米アップルがフィリピンで製造・販売されているスマートフォン「my/phone」がアップル社の「iPhone」の商標権を侵害しているとしてフィリピンの知的財産局(IPO)に訴えていた事案でIPOは,「iPhone」 と「my/phone」 の商標は非類似であると判断したと報道されています。
両商標を構成する「Phone(phone)」は電話を意味する言葉であり,スマートフォーンの商標としては商品の内容を説明する部分であるため類否判断に強い影響を及ぶすことはなく,商標の類否判断において重要となるのは「i」と「my」の部分です。
ところで,商標の類否判断は,呼称,概念,外観の三つの要素を総合的に判断することになりますが,今回の商標のように普通文字で構成された商標においては呼称と概念が重要になります。
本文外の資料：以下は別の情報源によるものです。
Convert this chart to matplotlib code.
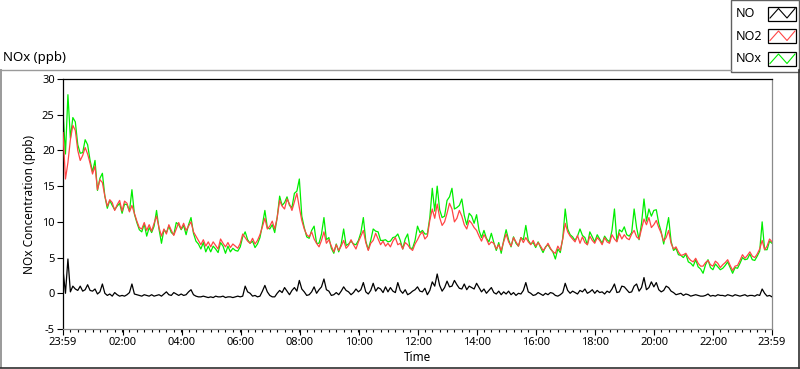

まず,呼称については「アイ」と「マイ」の差があるものの,日本の特許庁では呼称が類似すると判断された例が多く存在します。
また,概念についてみると「i」はインターネットの頭文字である「?」の意味がありますが,一人称主格の「I」の意味もあり,一人称所有格の「my」と類似するといえます。
ただし,商標の類否判断においては,単なる商標の比較ではなく取引の実情を考慮した上で判断するというのが最高裁の考え方です。
日本でもNTTドコモが使用する「e-sight」というサービス表示が第三者が有していた「e-sight」という商標権を侵害するかが問題となった裁判において,NTTドコモの圧倒的な知名度により混同が生じないという理由で商標権を侵害しないという判断が下されたことがあります。
フィリピンの「my phone」は,地場のスマートフォーンとして国内5位のシェアーを有しており,アップル社とは異なるハート型のロゴ(色彩も銀,赤,青,黄が施されたもの)を使用しており,ロゴと一体であれば混同を生じすることはないといえなくもありません。
しかし,商標は,視覚的に存在するばかりでなく言葉により表現する場合も少なくないこと,両社の表示が同一の商品に使用されていることを考慮すれば,日本の基準でいうならば,「my/phone」は「iPhone」の商標権を侵害すると判断されると思います。
フィリピンの手続では,通知を受取った後30日以内に再び審理を求めることができますので,アップル社の動向が注目されるところです。